I also checked out some of the brands my friends recommended like Cori but I couldn’t bring myself to shell out 500$ for a dress (until then). Then I walked into Cris Barros – a local designer with rather avant garde runway-appropriate designs. Twenty dresses and a very helpful salesgirl later, I walked out with a flesh-toned jersey dress marked down from 1200 reais to 350 reais (about 200$, still, by no means, cheap).

Total damages on shopping alone? Somewhere around the 1500-2000$ mark, I am afraid to calculate exact figures. Net Result? 7 glorious pairs of shoes and 2 dresses.

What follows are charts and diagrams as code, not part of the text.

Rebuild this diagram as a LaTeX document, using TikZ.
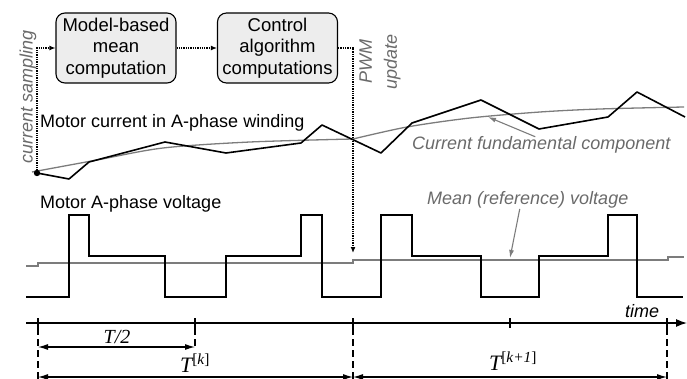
\documentclass[tikz,border=0pt]{standalone}
\usepackage{fontspec}
\setmainfont{Liberation Sans}
\newfontfamily\timesfont{Liberation Serif}
\usepackage{xcolor}
\usetikzlibrary{arrows.meta}
\definecolor{fundgray}{HTML}{7C7C7C}
\definecolor{labelgray}{HTML}{6A6A6A}
\definecolor{boxfill}{HTML}{EDEDED}

\begin{document}
\begin{tikzpicture}[x=1pt,y=-1pt,
  wave/.style={black,line width=1.6pt},
  fund/.style={fundgray,line width=1.3pt},
  calcbox/.style={draw,line width=1.1pt,rounded corners=9pt,fill=boxfill,
    minimum width=120pt,minimum height=70pt,inner sep=1pt,align=center,
    font=\fontsize{18.5}{21.5}\selectfont},
  lbl/.style={inner sep=0pt,font=\fontsize{18}{22}\selectfont},
  glbl/.style={inner sep=0pt,labelgray,font=\fontsize{18}{25}\selectfont\itshape},
  tlbl/.style={inner sep=0pt,font=\timesfont\itshape},
  flow/.style={densely dotted,line width=1.3pt,-{Latex[length=6pt,width=5pt]}},
  pointer/.style={fundgray,line width=1.1pt,-{Latex[length=8pt,width=5pt]}},
  dimarrow/.style={line width=1.1pt,{Latex[length=10pt,width=6pt]}-{Latex[length=10pt,width=6pt]}},
  vguide/.style={line width=1.1pt,dash pattern=on 7pt off 4pt}]
  \useasboundingbox (0,0) rectangle (687,379);

  % computation blocks
  \node[calcbox] (model) at (116,48) {Model-based\\mean\\computation};
  \node[calcbox] (ctrl) at (277.5,48) {Control\\algorithm\\computations};

  \coordinate (samp) at (37,173);
  \coordinate (pwm) at (353,253);
  \draw[flow] (samp) |- (model.west);
  \draw[flow] (model) -- (ctrl);
  \draw[flow] (ctrl.east) -| (pwm);

  \node[glbl,rotate=90] (samplbl) at (28,97) {current sampling};
  \node[glbl,rotate=90,align=center] (pwmlbl) at (380,62) {PWM\\update};

  % motor current
  \node[lbl,anchor=base west] (curlbl) at (40,128) {Motor current in A-phase winding};
  \draw[fund] plot[smooth] coordinates {(32,172) (97,160) (163,148) (250,142) (353,139)};
  \draw[fund] plot[smooth] coordinates {(353,139) (407,127) (470,118) (540,112) (600,109) (684,107)};
  \draw[wave,line join=round] (samp) -- (69,179) -- (89,162) -- (165,142) -- (226,153)
    -- (301,143) -- (322,125) -- (381,153) -- (412,123) -- (481,100) -- (539,129)
    -- (608,117) -- (637,92) -- (685,117);
  \fill (samp) circle (3.2pt);
  \node[glbl,anchor=base west] (fundlbl) at (412,150) {Current fundamental component};
  \coordinate (fundpt) at (488,117);
  \draw[pointer] ([xshift=-6pt]fundlbl.north) -- (fundpt);

  % motor voltage
  \node[lbl,anchor=base west] (voltlbl) at (40,208) {Motor A-phase voltage};
  \draw[fund] (26,266) -| (38,263) -| (353,260) -| (668,257) -- (684,257);
  \draw[wave] (26,297) -| (69,215) -| (89,256) -| (165,297) -| (226,256) -| (301,215)
    -| (322,297) -| (381,215) -| (412,256) -| (481,297) -| (539,256) -| (608,215)
    -| (637,297) -- (683,297);
  \node[glbl,anchor=base west] (meanlbl) at (427,205) {Mean (reference) voltage};
  \coordinate (meanpt) at (510,258);
  \draw[pointer] ([xshift=-8pt]meanlbl.south) -- (meanpt);

  % time axis
  \coordinate (axs) at (26,323);
  \coordinate (axe) at (687,323);
  \draw[line width=1.3pt,-{Latex[length=11pt,width=8pt]}] (axs) -- (axe);
  \node[lbl,anchor=base west,font=\fontsize{18}{22}\selectfont\itshape] (timelbl) at (625,317) {time};
  \foreach \n/\x/\yb in {k0/38/379,kh/195/348,k1/353/379,kq/510/328,k2/667/379} {
    \coordinate (\n) at (\x,323);
    \draw[line width=1.1pt] (\x,318) -- (\x,328);
    \draw[vguide] (\x,328) -- (\x,\yb);
  }
  \draw[dimarrow] (k0 |- 0,347) -- (kh |- 0,347);
  \draw[dimarrow] (k0 |- 0,377) -- (k1 |- 0,377);
  \draw[dimarrow] (k1 |- 0,377) -- (k2 |- 0,377);
  \node[tlbl,anchor=base,font=\timesfont\itshape\fontsize{20}{22}\selectfont] (halflbl) at (117,343) {T/2};
  \node[tlbl,anchor=base,font=\timesfont\itshape\fontsize{22}{24}\selectfont] (perk) at (195,372)
    {T\textsuperscript{\upshape[\itshape k\upshape]}};
  \node[tlbl,anchor=base,font=\timesfont\itshape\fontsize{22}{24}\selectfont] (perkk) at (513,370)
    {T\textsuperscript{\upshape[\itshape k+1\upshape]}};
\end{tikzpicture}
\end{document}
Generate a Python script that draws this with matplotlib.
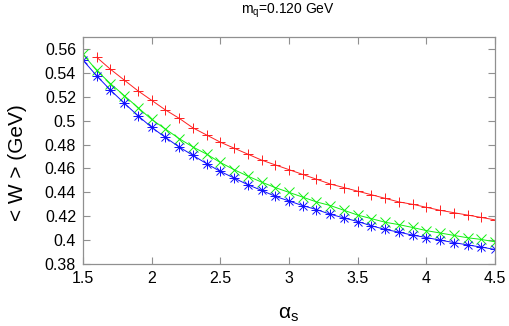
import matplotlib
matplotlib.use("Agg")
import matplotlib.pyplot as plt

# alpha_s values (step 0.1)
alpha_s = [1.5, 1.6, 1.7, 1.8, 1.9, 2.0, 2.1, 2.2, 2.3, 2.4, 2.5,
           2.6, 2.7, 2.8, 2.9, 3.0, 3.1, 3.2, 3.3, 3.4, 3.5,
           3.6, 3.7, 3.8, 3.9, 4.0, 4.1, 4.2, 4.3, 4.4, 4.5]

# red series starts at 1.6
w_red = [0.553, 0.543, 0.534, 0.525, 0.517,
         0.509, 0.502, 0.494, 0.488, 0.482,
         0.477, 0.472, 0.467, 0.463, 0.459,
         0.455, 0.451, 0.447, 0.444, 0.441,
         0.438, 0.435, 0.432, 0.430, 0.4275,
         0.425, 0.423, 0.421, 0.419, 0.417]

w_green = [0.5556, 0.542, 0.531, 0.521, 0.511, 0.501,
           0.493, 0.485, 0.478, 0.472, 0.465,
           0.459, 0.4536, 0.4486, 0.444, 0.440,
           0.436, 0.432, 0.429, 0.425, 0.421,
           0.418, 0.415, 0.413, 0.4106, 0.408,
           0.406, 0.404, 0.402, 0.4006, 0.3986]

w_blue = [0.5506, 0.5375, 0.5256, 0.5147, 0.5042, 0.4944,
          0.486, 0.478, 0.471, 0.464, 0.4575,
          0.452, 0.4464, 0.4417, 0.4367, 0.4328,
          0.4289, 0.4256, 0.4217, 0.4186, 0.4156,
          0.412, 0.409, 0.4067, 0.4042, 0.4022,
          0.400, 0.398, 0.396, 0.3942, 0.3922]

xticks = [1.5, 2, 2.5, 3, 3.5, 4, 4.5]
xticklabels = ["1.5", "2", "2.5", "3", "3.5", "4", "4.5"]
yticks = [0.38, 0.40, 0.42, 0.44, 0.46, 0.48, 0.50, 0.52, 0.54, 0.56]
yticklabels = ["0.38", "0.4", "0.42", "0.44", "0.46", "0.48", "0.5", "0.52", "0.54", "0.56"]

plt.rcParams['font.family'] = ['Liberation Sans', 'DejaVu Sans']

fig = plt.figure(figsize=(5.10, 3.26), dpi=100)
ax = fig.add_axes([0.1627, 0.19, 0.8079, 0.6965])

ax.plot(alpha_s[1:], w_red, color='#ff2020', lw=0.7, marker='+', ms=7, mew=0.7)
ax.plot(alpha_s, w_green, color='#10f010', lw=0.7, marker='x', ms=6.5, mew=0.7)
ax.plot(alpha_s, w_blue, color='#1010ff', lw=0.7, marker='+', ms=7, mew=0.7)
ax.plot(alpha_s, w_blue, color='#1010ff', lw=0, marker='x', ms=5.5, mew=0.7)

ax.set_xlim(1.5, 4.5)
ax.set_ylim(0.38, 0.57)
ax.set_xticks(xticks)
ax.set_xticklabels(xticklabels)
ax.set_yticks(yticks)
ax.set_yticklabels(yticklabels)

for s in ax.spines.values():
    s.set_color('#909090')
    s.set_linewidth(0.9)
ax.tick_params(direction='in', length=5, width=0.8, color='#909090',
               top=True, right=True, labelsize=11.5, pad=5)

ax.set_xlabel(r'$\mathregular{\alpha_s}$', fontsize=15, labelpad=14)
fig.text(0.035, 0.5, '< W > (GeV)', rotation=90, fontsize=15,
         ha='center', va='center')
fig.text(0.565, 0.968, r'm$\mathregular{_q}$=0.120 GeV', fontsize=10,
         ha='center', va='center')

fig.savefig('out.png', dpi=100)
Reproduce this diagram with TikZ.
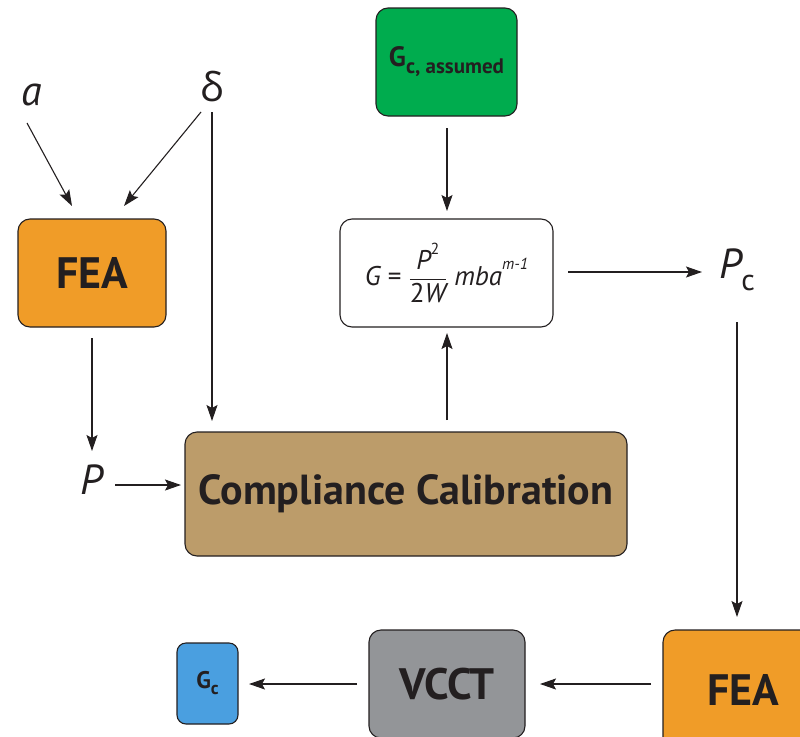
\documentclass[tikz,border=0pt]{standalone}
\usepackage{fontspec}
\setmainfont{PT Sans}
\newfontfamily\greekfont{Open Sans}
\usepackage{amsmath}
\usetikzlibrary{arrows.meta}
\definecolor{feaorange}{HTML}{F09C28}
\definecolor{ccbrown}{HTML}{BC9C6A}
\definecolor{gcgreen}{HTML}{00AC4E}
\definecolor{gcblue}{HTML}{4A9FE0}
\definecolor{vcgray}{HTML}{939598}
\definecolor{txt}{HTML}{231F20}
\tikzset{
  boxy/.style={draw=txt, line width=1.1pt, rounded corners=12pt, inner sep=0pt, text=txt},
  conn/.style={draw=txt, line width=1.1pt, -{Stealth[length=16pt,width=11pt,inset=3pt]}},
  var/.style={text=txt, inner sep=1pt, font=\fontsize{42}{46}\selectfont\itshape},
}
\begin{document}
\begin{tikzpicture}[x=1pt,y=-1pt]
\useasboundingbox (0,0) rectangle (800,736);
\clip (0,0) rectangle (800,736);
% boxes
\node[boxy, fill=gcgreen, minimum width=141pt, minimum height=108pt] (gca) at (446.5,62) {\fontsize{28}{30}\selectfont\bfseries G\raisebox{-0.25em}{\fontsize{21}{22}\selectfont c, assumed}};
\node[boxy, fill=white, minimum width=213pt, minimum height=108pt] (form) at (446.5,273) {\fontsize{27}{30}\selectfont\itshape G \upshape= $\dfrac{\text{\itshape P\raisebox{0.55em}{\fontsize{16}{17}\selectfont\upshape 2}}}{\text{2\itshape W}}$ \itshape mba\raisebox{0.6em}{\fontsize{16}{17}\selectfont m-1}};
\node[boxy, fill=feaorange, minimum width=148pt, minimum height=108pt] (fea1) at (92,273) {\fontsize{44}{48}\selectfont\bfseries FEA};
\node[boxy, fill=ccbrown, minimum width=442pt, minimum height=124pt] (cc) at (406,494) {\fontsize{42}{46}\selectfont\bfseries Compliance Calibration};
\node[boxy, fill=feaorange, minimum width=160pt, minimum height=120pt] (fea2) at (743,690) {\fontsize{44}{48}\selectfont\bfseries FEA\hspace{12pt}};
\node[boxy, fill=vcgray, minimum width=156pt, minimum height=108pt] (vcct) at (447,684) {\fontsize{44}{48}\selectfont\bfseries VCCT};
\node[boxy, fill=gcblue, rounded corners=9pt, minimum width=61pt, minimum height=81pt] (gc) at (207.5,683.5) {\fontsize{24}{26}\selectfont\bfseries G\raisebox{-0.25em}{\fontsize{18}{20}\selectfont c}};
% variables
\node[var] (a) at (32,95) {a};
\node[text=txt, inner sep=1pt, font=\fontsize{40}{44}\selectfont\greekfont] (d) at (212,87) {δ};
\node[var] (p) at (92,480) {P};
\node[var] (pc) at (737,270) {P\raisebox{-0.3em}{\fontsize{30}{32}\selectfont\upshape c}};
% connectors
\coordinate (a1) at (27,123);
\coordinate (a2) at (72,206);
\draw[conn] (a1) -- (a2);
\coordinate (d1) at (201,112);
\coordinate (d2) at (124,206);
\draw[conn] (d1) -- (d2);
\coordinate (d3) at (212,112);
\draw[conn] (d3) -- (212,421);
\draw[conn] (92,338) -- (92,451);
\draw[conn] (115,485) -- (181,485);
\draw[conn] (447,420) -- (447,333);
\draw[conn] (447,128) -- (447,211);
\draw[conn] (568,272) -- (702,272);
\draw[conn] (737,322) -- (737,617);
\draw[conn] (651,684) -- (540,684);
\draw[conn] (357,684) -- (249,684);
\end{tikzpicture}
\end{document}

L-R: Purple suede platform peeptoes, patent leather/leather platform peeptoes, python print leather pumps, my personal favourite – fabric peeptoe with clunky straw heel, vivienne westwood’s lady dragon heart, multicoloured ballet flats and a tribute to chanel’s jellies by melissa

To summarize (which is so hard), Brazil was two weeks of sheer delight, a treat to all senses and a new addition to my very small but very precious list of happy places. I love you Brazil, I miss you already and I swear I am coming back.